* [WHAT IS REQUIRED]:
Please transcribe the listing below in full and word for word, without its pictures.

* [DATA]:
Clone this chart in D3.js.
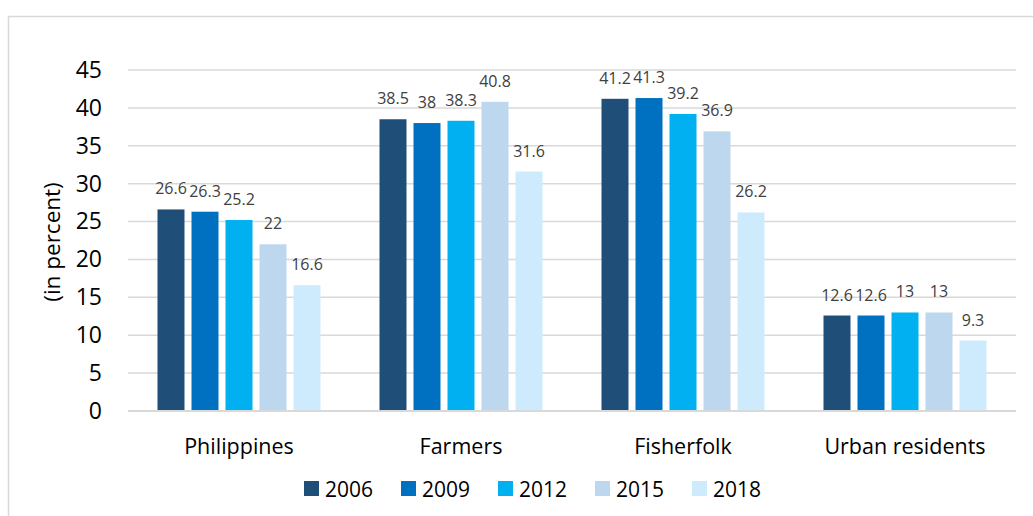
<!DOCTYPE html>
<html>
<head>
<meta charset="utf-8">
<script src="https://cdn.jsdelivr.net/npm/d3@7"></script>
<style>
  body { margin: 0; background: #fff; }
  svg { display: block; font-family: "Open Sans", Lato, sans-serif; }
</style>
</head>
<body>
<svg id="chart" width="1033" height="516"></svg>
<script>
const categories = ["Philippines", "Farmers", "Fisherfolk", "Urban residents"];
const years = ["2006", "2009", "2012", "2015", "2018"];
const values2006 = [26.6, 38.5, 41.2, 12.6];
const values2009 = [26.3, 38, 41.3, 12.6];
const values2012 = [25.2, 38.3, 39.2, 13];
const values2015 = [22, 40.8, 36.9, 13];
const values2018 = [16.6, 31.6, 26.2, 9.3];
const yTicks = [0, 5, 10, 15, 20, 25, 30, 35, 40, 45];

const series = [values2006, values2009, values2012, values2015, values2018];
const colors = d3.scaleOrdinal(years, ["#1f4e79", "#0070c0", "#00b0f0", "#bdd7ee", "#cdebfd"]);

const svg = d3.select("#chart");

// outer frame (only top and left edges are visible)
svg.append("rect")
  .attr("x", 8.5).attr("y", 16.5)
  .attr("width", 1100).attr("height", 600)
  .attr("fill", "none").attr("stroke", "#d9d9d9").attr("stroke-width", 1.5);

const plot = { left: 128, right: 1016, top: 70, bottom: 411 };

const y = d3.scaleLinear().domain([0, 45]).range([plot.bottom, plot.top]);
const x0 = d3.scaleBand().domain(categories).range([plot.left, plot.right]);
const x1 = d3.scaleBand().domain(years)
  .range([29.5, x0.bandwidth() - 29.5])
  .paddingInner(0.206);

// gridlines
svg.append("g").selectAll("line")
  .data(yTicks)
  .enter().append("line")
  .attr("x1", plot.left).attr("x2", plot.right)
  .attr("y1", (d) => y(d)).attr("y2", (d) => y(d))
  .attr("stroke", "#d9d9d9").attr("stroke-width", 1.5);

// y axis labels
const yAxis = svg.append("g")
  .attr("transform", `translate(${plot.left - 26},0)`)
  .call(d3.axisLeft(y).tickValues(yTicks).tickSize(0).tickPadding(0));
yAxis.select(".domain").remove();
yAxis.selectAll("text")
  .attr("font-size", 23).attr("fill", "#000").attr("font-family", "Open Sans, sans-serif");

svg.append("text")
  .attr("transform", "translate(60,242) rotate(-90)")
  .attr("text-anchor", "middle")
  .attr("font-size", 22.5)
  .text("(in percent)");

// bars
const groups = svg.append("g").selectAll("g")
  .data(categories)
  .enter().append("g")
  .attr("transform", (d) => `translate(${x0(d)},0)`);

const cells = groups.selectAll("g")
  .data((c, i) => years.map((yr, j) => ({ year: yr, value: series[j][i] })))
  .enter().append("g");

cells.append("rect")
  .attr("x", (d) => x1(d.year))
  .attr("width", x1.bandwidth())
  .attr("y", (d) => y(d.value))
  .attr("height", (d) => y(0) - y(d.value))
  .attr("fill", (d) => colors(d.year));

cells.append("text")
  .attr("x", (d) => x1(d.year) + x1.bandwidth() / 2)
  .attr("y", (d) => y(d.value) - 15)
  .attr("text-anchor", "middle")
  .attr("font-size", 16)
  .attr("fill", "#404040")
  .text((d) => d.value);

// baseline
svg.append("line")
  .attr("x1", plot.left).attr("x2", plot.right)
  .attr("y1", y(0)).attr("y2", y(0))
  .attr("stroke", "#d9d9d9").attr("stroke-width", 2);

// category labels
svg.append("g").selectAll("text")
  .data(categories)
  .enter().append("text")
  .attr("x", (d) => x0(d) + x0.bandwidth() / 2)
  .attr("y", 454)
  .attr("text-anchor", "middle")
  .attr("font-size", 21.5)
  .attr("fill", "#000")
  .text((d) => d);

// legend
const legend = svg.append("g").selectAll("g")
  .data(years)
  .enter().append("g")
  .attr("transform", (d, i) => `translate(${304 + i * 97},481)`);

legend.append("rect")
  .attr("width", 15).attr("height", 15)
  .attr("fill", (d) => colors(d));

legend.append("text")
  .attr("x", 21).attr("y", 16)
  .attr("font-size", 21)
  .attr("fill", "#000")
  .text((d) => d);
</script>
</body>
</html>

* [EXPECTED ANSWER]:
Clone this chart in D3.js.
<!DOCTYPE html>
<html>
<head>
<meta charset="utf-8">
<script src="https://cdn.jsdelivr.net/npm/d3@7"></script>
<style>
  body { margin: 0; background: #fff; }
  svg { display: block; font-family: "Open Sans", Lato, sans-serif; }
</style>
</head>
<body>
<svg id="chart" width="1033" height="516"></svg>
<script>
const categories = ["Philippines", "Farmers", "Fisherfolk", "Urban residents"];
const years = ["2006", "2009", "2012", "2015", "2018"];
const values2006 = [26.6, 38.5, 41.2, 12.6];
const values2009 = [26.3, 38, 41.3, 12.6];
const values2012 = [25.2, 38.3, 39.2, 13];
const values2015 = [22, 40.8, 36.9, 13];
const values2018 = [16.6, 31.6, 26.2, 9.3];
const yTicks = [0, 5, 10, 15, 20, 25, 30, 35, 40, 45];

const series = [values2006, values2009, values2012, values2015, values2018];
const colors = d3.scaleOrdinal(years, ["#1f4e79", "#0070c0", "#00b0f0", "#bdd7ee", "#cdebfd"]);

const svg = d3.select("#chart");

// outer frame (only top and left edges are visible)
svg.append("rect")
  .attr("x", 8.5).attr("y", 16.5)
  .attr("width", 1100).attr("height", 600)
  .attr("fill", "none").attr("stroke", "#d9d9d9").attr("stroke-width", 1.5);

const plot = { left: 128, right: 1016, top: 70, bottom: 411 };

const y = d3.scaleLinear().domain([0, 45]).range([plot.bottom, plot.top]);
const x0 = d3.scaleBand().domain(categories).range([plot.left, plot.right]);
const x1 = d3.scaleBand().domain(years)
  .range([29.5, x0.bandwidth() - 29.5])
  .paddingInner(0.206);

// gridlines
svg.append("g").selectAll("line")
  .data(yTicks)
  .enter().append("line")
  .attr("x1", plot.left).attr("x2", plot.right)
  .attr("y1", (d) => y(d)).attr("y2", (d) => y(d))
  .attr("stroke", "#d9d9d9").attr("stroke-width", 1.5);

// y axis labels
const yAxis = svg.append("g")
  .attr("transform", `translate(${plot.left - 26},0)`)
  .call(d3.axisLeft(y).tickValues(yTicks).tickSize(0).tickPadding(0));
yAxis.select(".domain").remove();
yAxis.selectAll("text")
  .attr("font-size", 23).attr("fill", "#000").attr("font-family", "Open Sans, sans-serif");

svg.append("text")
  .attr("transform", "translate(60,242) rotate(-90)")
  .attr("text-anchor", "middle")
  .attr("font-size", 22.5)
  .text("(in percent)");

// bars
const groups = svg.append("g").selectAll("g")
  .data(categories)
  .enter().append("g")
  .attr("transform", (d) => `translate(${x0(d)},0)`);

const cells = groups.selectAll("g")
  .data((c, i) => years.map((yr, j) => ({ year: yr, value: series[j][i] })))
  .enter().append("g");

cells.append("rect")
  .attr("x", (d) => x1(d.year))
  .attr("width", x1.bandwidth())
  .attr("y", (d) => y(d.value))
  .attr("height", (d) => y(0) - y(d.value))
  .attr("fill", (d) => colors(d.year));

cells.append("text")
  .attr("x", (d) => x1(d.year) + x1.bandwidth() / 2)
  .attr("y", (d) => y(d.value) - 15)
  .attr("text-anchor", "middle")
  .attr("font-size", 16)
  .attr("fill", "#404040")
  .text((d) => d.value);

// baseline
svg.append("line")
  .attr("x1", plot.left).attr("x2", plot.right)
  .attr("y1", y(0)).attr("y2", y(0))
  .attr("stroke", "#d9d9d9").attr("stroke-width", 2);

// category labels
svg.append("g").selectAll("text")
  .data(categories)
  .enter().append("text")
  .attr("x", (d) => x0(d) + x0.bandwidth() / 2)
  .attr("y", 454)
  .attr("text-anchor", "middle")
  .attr("font-size", 21.5)
  .attr("fill", "#000")
  .text((d) => d);

// legend
const legend = svg.append("g").selectAll("g")
  .data(years)
  .enter().append("g")
  .attr("transform", (d, i) => `translate(${304 + i * 97},481)`);

legend.append("rect")
  .attr("width", 15).attr("height", 15)
  .attr("fill", (d) => colors(d));

legend.append("text")
  .attr("x", 21).attr("y", 16)
  .attr("font-size", 21)
  .attr("fill", "#000")
  .text((d) => d);
</script>
</body>
</html>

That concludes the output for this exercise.